Your objective: Copy the listing below in full and skip every picture.

Start of Provided data

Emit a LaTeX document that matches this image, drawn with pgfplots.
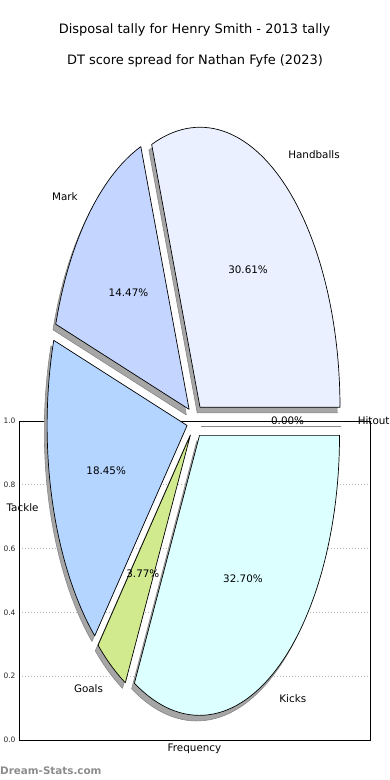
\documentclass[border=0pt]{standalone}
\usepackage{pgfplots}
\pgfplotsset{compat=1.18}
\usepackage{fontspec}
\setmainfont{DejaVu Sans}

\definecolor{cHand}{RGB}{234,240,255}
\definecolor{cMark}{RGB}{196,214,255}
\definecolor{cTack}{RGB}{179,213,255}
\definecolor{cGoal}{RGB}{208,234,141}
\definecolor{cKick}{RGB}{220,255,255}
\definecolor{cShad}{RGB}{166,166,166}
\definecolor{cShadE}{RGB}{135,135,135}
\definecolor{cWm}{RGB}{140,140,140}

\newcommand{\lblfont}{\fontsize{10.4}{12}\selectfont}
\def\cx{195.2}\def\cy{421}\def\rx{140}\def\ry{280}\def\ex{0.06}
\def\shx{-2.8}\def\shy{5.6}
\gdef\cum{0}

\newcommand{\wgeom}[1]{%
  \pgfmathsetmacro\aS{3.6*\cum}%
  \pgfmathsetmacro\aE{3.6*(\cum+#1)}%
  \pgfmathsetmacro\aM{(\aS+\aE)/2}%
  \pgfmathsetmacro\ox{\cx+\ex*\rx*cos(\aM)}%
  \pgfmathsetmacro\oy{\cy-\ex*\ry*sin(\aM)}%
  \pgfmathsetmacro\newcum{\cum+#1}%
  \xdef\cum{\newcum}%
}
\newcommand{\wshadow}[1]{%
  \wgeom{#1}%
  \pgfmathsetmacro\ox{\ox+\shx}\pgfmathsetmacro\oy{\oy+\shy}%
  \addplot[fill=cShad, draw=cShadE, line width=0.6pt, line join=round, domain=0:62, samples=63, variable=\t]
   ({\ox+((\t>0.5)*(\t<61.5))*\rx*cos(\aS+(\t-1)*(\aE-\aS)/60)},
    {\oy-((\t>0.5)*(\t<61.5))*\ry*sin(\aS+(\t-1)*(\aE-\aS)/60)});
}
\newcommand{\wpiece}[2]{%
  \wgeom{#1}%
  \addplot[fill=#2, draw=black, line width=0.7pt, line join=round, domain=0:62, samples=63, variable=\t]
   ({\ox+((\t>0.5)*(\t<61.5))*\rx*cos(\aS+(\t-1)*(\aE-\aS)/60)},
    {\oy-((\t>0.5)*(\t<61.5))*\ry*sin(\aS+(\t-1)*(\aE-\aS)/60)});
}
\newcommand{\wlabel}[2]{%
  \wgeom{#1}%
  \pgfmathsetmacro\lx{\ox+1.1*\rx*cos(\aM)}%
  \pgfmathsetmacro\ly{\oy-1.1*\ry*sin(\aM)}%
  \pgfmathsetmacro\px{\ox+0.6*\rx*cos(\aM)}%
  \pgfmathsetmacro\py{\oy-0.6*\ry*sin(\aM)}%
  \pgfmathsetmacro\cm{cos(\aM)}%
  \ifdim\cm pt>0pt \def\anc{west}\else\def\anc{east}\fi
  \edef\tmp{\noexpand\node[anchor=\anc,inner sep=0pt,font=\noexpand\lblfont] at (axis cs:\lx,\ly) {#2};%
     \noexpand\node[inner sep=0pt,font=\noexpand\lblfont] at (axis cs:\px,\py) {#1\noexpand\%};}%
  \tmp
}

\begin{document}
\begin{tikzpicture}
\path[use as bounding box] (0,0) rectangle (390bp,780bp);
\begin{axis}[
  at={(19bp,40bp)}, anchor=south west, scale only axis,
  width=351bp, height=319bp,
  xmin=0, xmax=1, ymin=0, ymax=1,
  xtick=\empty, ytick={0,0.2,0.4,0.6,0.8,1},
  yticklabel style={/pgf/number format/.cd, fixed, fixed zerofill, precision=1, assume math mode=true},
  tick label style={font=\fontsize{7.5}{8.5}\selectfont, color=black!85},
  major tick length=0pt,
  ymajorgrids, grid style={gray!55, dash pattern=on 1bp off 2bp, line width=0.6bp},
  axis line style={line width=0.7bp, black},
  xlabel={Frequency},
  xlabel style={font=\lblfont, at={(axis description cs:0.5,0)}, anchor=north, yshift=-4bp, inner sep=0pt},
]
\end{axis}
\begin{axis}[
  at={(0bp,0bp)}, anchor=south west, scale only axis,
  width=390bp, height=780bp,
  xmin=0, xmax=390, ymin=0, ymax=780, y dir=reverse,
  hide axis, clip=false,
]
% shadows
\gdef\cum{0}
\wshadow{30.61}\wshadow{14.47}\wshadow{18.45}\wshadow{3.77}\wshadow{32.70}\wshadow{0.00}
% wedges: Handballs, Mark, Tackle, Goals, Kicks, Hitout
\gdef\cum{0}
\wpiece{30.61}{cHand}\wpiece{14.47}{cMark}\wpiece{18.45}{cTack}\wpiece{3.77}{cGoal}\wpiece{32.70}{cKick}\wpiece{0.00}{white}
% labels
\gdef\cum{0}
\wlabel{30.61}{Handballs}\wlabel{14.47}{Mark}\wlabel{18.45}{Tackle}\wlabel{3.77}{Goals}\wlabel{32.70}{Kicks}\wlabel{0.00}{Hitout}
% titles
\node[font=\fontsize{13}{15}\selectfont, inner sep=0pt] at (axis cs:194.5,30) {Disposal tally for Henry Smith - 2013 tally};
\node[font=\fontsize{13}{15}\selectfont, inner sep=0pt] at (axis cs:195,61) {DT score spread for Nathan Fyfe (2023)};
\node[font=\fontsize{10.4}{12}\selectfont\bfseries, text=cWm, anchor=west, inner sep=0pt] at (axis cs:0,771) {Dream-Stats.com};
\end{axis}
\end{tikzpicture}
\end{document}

End of Provided data

Exercise response:
Emit a LaTeX document that matches this image, drawn with pgfplots.
\documentclass[border=0pt]{standalone}
\usepackage{pgfplots}
\pgfplotsset{compat=1.18}
\usepackage{fontspec}
\setmainfont{DejaVu Sans}

\definecolor{cHand}{RGB}{234,240,255}
\definecolor{cMark}{RGB}{196,214,255}
\definecolor{cTack}{RGB}{179,213,255}
\definecolor{cGoal}{RGB}{208,234,141}
\definecolor{cKick}{RGB}{220,255,255}
\definecolor{cShad}{RGB}{166,166,166}
\definecolor{cShadE}{RGB}{135,135,135}
\definecolor{cWm}{RGB}{140,140,140}

\newcommand{\lblfont}{\fontsize{10.4}{12}\selectfont}
\def\cx{195.2}\def\cy{421}\def\rx{140}\def\ry{280}\def\ex{0.06}
\def\shx{-2.8}\def\shy{5.6}
\gdef\cum{0}

\newcommand{\wgeom}[1]{%
  \pgfmathsetmacro\aS{3.6*\cum}%
  \pgfmathsetmacro\aE{3.6*(\cum+#1)}%
  \pgfmathsetmacro\aM{(\aS+\aE)/2}%
  \pgfmathsetmacro\ox{\cx+\ex*\rx*cos(\aM)}%
  \pgfmathsetmacro\oy{\cy-\ex*\ry*sin(\aM)}%
  \pgfmathsetmacro\newcum{\cum+#1}%
  \xdef\cum{\newcum}%
}
\newcommand{\wshadow}[1]{%
  \wgeom{#1}%
  \pgfmathsetmacro\ox{\ox+\shx}\pgfmathsetmacro\oy{\oy+\shy}%
  \addplot[fill=cShad, draw=cShadE, line width=0.6pt, line join=round, domain=0:62, samples=63, variable=\t]
   ({\ox+((\t>0.5)*(\t<61.5))*\rx*cos(\aS+(\t-1)*(\aE-\aS)/60)},
    {\oy-((\t>0.5)*(\t<61.5))*\ry*sin(\aS+(\t-1)*(\aE-\aS)/60)});
}
\newcommand{\wpiece}[2]{%
  \wgeom{#1}%
  \addplot[fill=#2, draw=black, line width=0.7pt, line join=round, domain=0:62, samples=63, variable=\t]
   ({\ox+((\t>0.5)*(\t<61.5))*\rx*cos(\aS+(\t-1)*(\aE-\aS)/60)},
    {\oy-((\t>0.5)*(\t<61.5))*\ry*sin(\aS+(\t-1)*(\aE-\aS)/60)});
}
\newcommand{\wlabel}[2]{%
  \wgeom{#1}%
  \pgfmathsetmacro\lx{\ox+1.1*\rx*cos(\aM)}%
  \pgfmathsetmacro\ly{\oy-1.1*\ry*sin(\aM)}%
  \pgfmathsetmacro\px{\ox+0.6*\rx*cos(\aM)}%
  \pgfmathsetmacro\py{\oy-0.6*\ry*sin(\aM)}%
  \pgfmathsetmacro\cm{cos(\aM)}%
  \ifdim\cm pt>0pt \def\anc{west}\else\def\anc{east}\fi
  \edef\tmp{\noexpand\node[anchor=\anc,inner sep=0pt,font=\noexpand\lblfont] at (axis cs:\lx,\ly) {#2};%
     \noexpand\node[inner sep=0pt,font=\noexpand\lblfont] at (axis cs:\px,\py) {#1\noexpand\%};}%
  \tmp
}

\begin{document}
\begin{tikzpicture}
\path[use as bounding box] (0,0) rectangle (390bp,780bp);
\begin{axis}[
  at={(19bp,40bp)}, anchor=south west, scale only axis,
  width=351bp, height=319bp,
  xmin=0, xmax=1, ymin=0, ymax=1,
  xtick=\empty, ytick={0,0.2,0.4,0.6,0.8,1},
  yticklabel style={/pgf/number format/.cd, fixed, fixed zerofill, precision=1, assume math mode=true},
  tick label style={font=\fontsize{7.5}{8.5}\selectfont, color=black!85},
  major tick length=0pt,
  ymajorgrids, grid style={gray!55, dash pattern=on 1bp off 2bp, line width=0.6bp},
  axis line style={line width=0.7bp, black},
  xlabel={Frequency},
  xlabel style={font=\lblfont, at={(axis description cs:0.5,0)}, anchor=north, yshift=-4bp, inner sep=0pt},
]
\end{axis}
\begin{axis}[
  at={(0bp,0bp)}, anchor=south west, scale only axis,
  width=390bp, height=780bp,
  xmin=0, xmax=390, ymin=0, ymax=780, y dir=reverse,
  hide axis, clip=false,
]
% shadows
\gdef\cum{0}
\wshadow{30.61}\wshadow{14.47}\wshadow{18.45}\wshadow{3.77}\wshadow{32.70}\wshadow{0.00}
% wedges: Handballs, Mark, Tackle, Goals, Kicks, Hitout
\gdef\cum{0}
\wpiece{30.61}{cHand}\wpiece{14.47}{cMark}\wpiece{18.45}{cTack}\wpiece{3.77}{cGoal}\wpiece{32.70}{cKick}\wpiece{0.00}{white}
% labels
\gdef\cum{0}
\wlabel{30.61}{Handballs}\wlabel{14.47}{Mark}\wlabel{18.45}{Tackle}\wlabel{3.77}{Goals}\wlabel{32.70}{Kicks}\wlabel{0.00}{Hitout}
% titles
\node[font=\fontsize{13}{15}\selectfont, inner sep=0pt] at (axis cs:194.5,30) {Disposal tally for Henry Smith - 2013 tally};
\node[font=\fontsize{13}{15}\selectfont, inner sep=0pt] at (axis cs:195,61) {DT score spread for Nathan Fyfe (2023)};
\node[font=\fontsize{10.4}{12}\selectfont\bfseries, text=cWm, anchor=west, inner sep=0pt] at (axis cs:0,771) {Dream-Stats.com};
\end{axis}
\end{tikzpicture}
\end{document}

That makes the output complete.